Of much more import are more modern attempts to legislate the teaching of young earth creationism or intelligent design alongside evolution in public schools.
The most recent attempt that made it into the courtroom was Kitzmiller et al. v. Dover. There, the school district of the city of Dover, Delaware was told that they cannot maintain a policy requiring the teaching of Intelligent Design. The judge in that case ruled ...
ID cannot uncouple itself from its creationist, and thus religious, antecedents. (National Center for Science Education)
Is that decision fair?
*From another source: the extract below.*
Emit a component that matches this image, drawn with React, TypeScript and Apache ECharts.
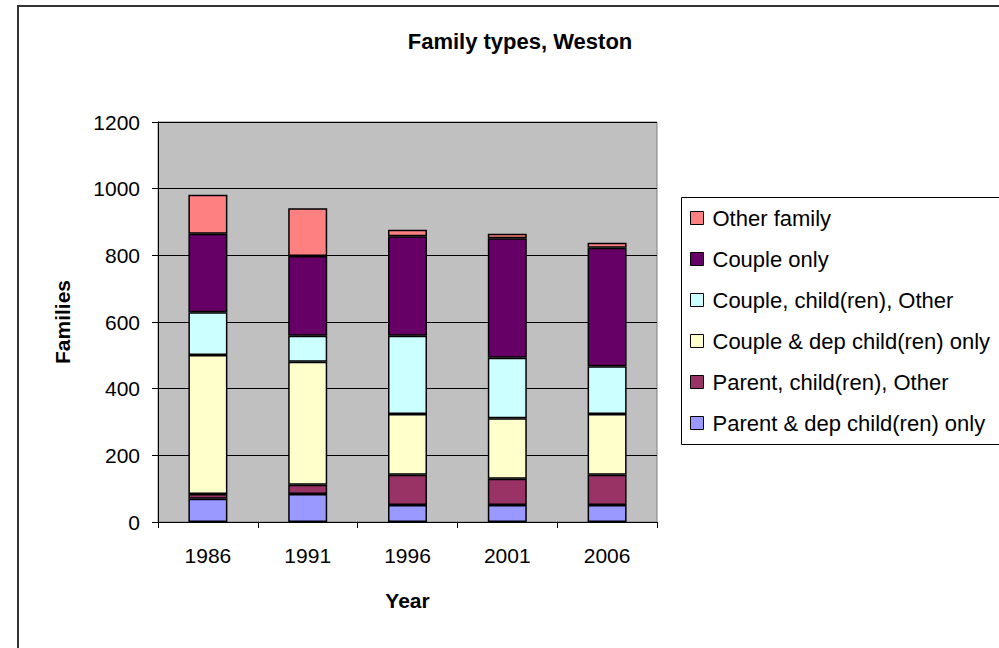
import React, { useEffect, useRef } from "react";
import * as echarts from "echarts";

const years = ["1986", "1991", "1996", "2001", "2006"];
const parentDep = [70, 84, 51, 51, 51];
const parentOther = [14, 28, 91, 79, 91];
const coupleDep = [417, 369, 182, 181, 182];
const coupleOther = [128, 78, 235, 182, 143];
const coupleOnly = [236, 239, 298, 358, 356];
const otherFamily = [117, 143, 20, 14, 15];

const seriesNames = [
  "Parent & dep child(ren) only",
  "Parent, child(ren), Other",
  "Couple & dep child(ren) only",
  "Couple, child(ren), Other",
  "Couple only",
  "Other family",
];
const seriesColors = ["#9999FF", "#993366", "#FFFFCC", "#CCFFFF", "#660066", "#FF8080"];
const seriesValues = [parentDep, parentOther, coupleDep, coupleOther, coupleOnly, otherFamily];

const FONT = "'Liberation Sans', Arial, sans-serif";

export default function App() {
  const ref = useRef<HTMLDivElement>(null);
  useEffect(() => {
    if (!ref.current) return;
    const chart = echarts.init(ref.current, undefined, { renderer: "svg" });
    chart.setOption({
      animation: false,
      backgroundColor: "#FFFFFF",
      textStyle: { fontFamily: FONT },
      title: {
        text: "Family types, Weston",
        left: 520,
        top: 30,
        textAlign: "center",
        padding: 0,
        textStyle: { fontFamily: FONT, fontSize: 22, fontWeight: "bold", color: "#000" },
      },
      grid: {
        left: 158,
        top: 122,
        width: 499,
        height: 400,
        show: true,
        backgroundColor: "#C0C0C0",
        borderColor: "#808080",
        borderWidth: 1,
      },
      legend: {
        data: seriesNames.slice().reverse(),
        orient: "vertical",
        left: 690,
        top: 207,
        padding: 0,
        itemWidth: 13,
        itemHeight: 13,
        itemGap: 19,
        icon: "rect",
        itemStyle: { borderColor: "#000", borderWidth: 1 },
        textStyle: { fontFamily: FONT, fontSize: 22, lineHeight: 22, color: "#000", padding: [0, 0, 0, 4] },
      },
      xAxis: {
        type: "category",
        data: years,
        name: "Year",
        nameLocation: "middle",
        nameGap: 68,
        nameTextStyle: { fontFamily: FONT, fontSize: 21, fontWeight: "bold", color: "#000" },
        axisLine: { show: true, lineStyle: { color: "#000", width: 1 } },
        axisTick: { show: true, length: 6, alignWithLabel: false, lineStyle: { color: "#000" } },
        axisLabel: { fontFamily: FONT, fontSize: 21, color: "#000", margin: 23 },
      },
      yAxis: {
        type: "value",
        min: 0,
        max: 1200,
        interval: 200,
        name: "Families",
        nameLocation: "middle",
        nameGap: 85,
        nameRotate: 90,
        nameTextStyle: { fontFamily: FONT, fontSize: 21, fontWeight: "bold", color: "#000" },
        axisLine: { show: true, lineStyle: { color: "#000", width: 1 } },
        axisTick: { show: true, length: 6, lineStyle: { color: "#000" } },
        axisLabel: {
          fontFamily: FONT,
          fontSize: 21,
          color: "#000",
          margin: 18,
          formatter: (v: number) => String(v),
        },
        splitLine: { show: true, lineStyle: { color: "#000", width: 1 } },
      },
      series: seriesNames.map((name, i) => ({
        name,
        type: "bar",
        stack: "total",
        barWidth: 39,
        data: seriesValues[i],
        itemStyle: { color: seriesColors[i], borderColor: "#000", borderWidth: 1.5 },
      })),
      graphic: [
        {
          type: "rect",
          shape: { x: 18, y: 6, width: 1100, height: 700 },
          style: { fill: "none", stroke: "#333333", lineWidth: 2 },
          silent: true,
        },
        {
          type: "rect",
          shape: { x: 681.5, y: 197.5, width: 400, height: 247 },
          style: { fill: "none", stroke: "#000000", lineWidth: 1 },
          silent: true,
        },
      ],
    });
    return () => chart.dispose();
  }, []);
  return (
    <div
      ref={ref}
      style={{ position: "fixed", left: 0, top: 0, width: 999, height: 648 }}
    />
  );
}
Is Intelligent Design inherently religious?
Would you like to make your own contribution to the creation vs. evolution debate?
BornDigital (their link no longer works, so I've removed it) reports that the July 13, 1925 issue of the Paris Soir chided the Americans for their attempt to determine whether a monkey or Adam was "the grandfather of Uncle Sam" ...
"In any case if the Darwinian hypothesis should irritate any one it should only be the monkey. The monkey is an innocent animal- a vegetarian by birth. He has never placed God on a cross, knows nothing of the art of war, does not practice the lynch law and never dreams of assassinating his fellow beings. The day when science definitely recognizes him as the father of the human race the monkey will have no occasion to be proud of his descendants. That is why it must be concluded that the American Association which is prosecuting the teacher of evolution can be no other than the Society for Prevention of Cruelty to Animals."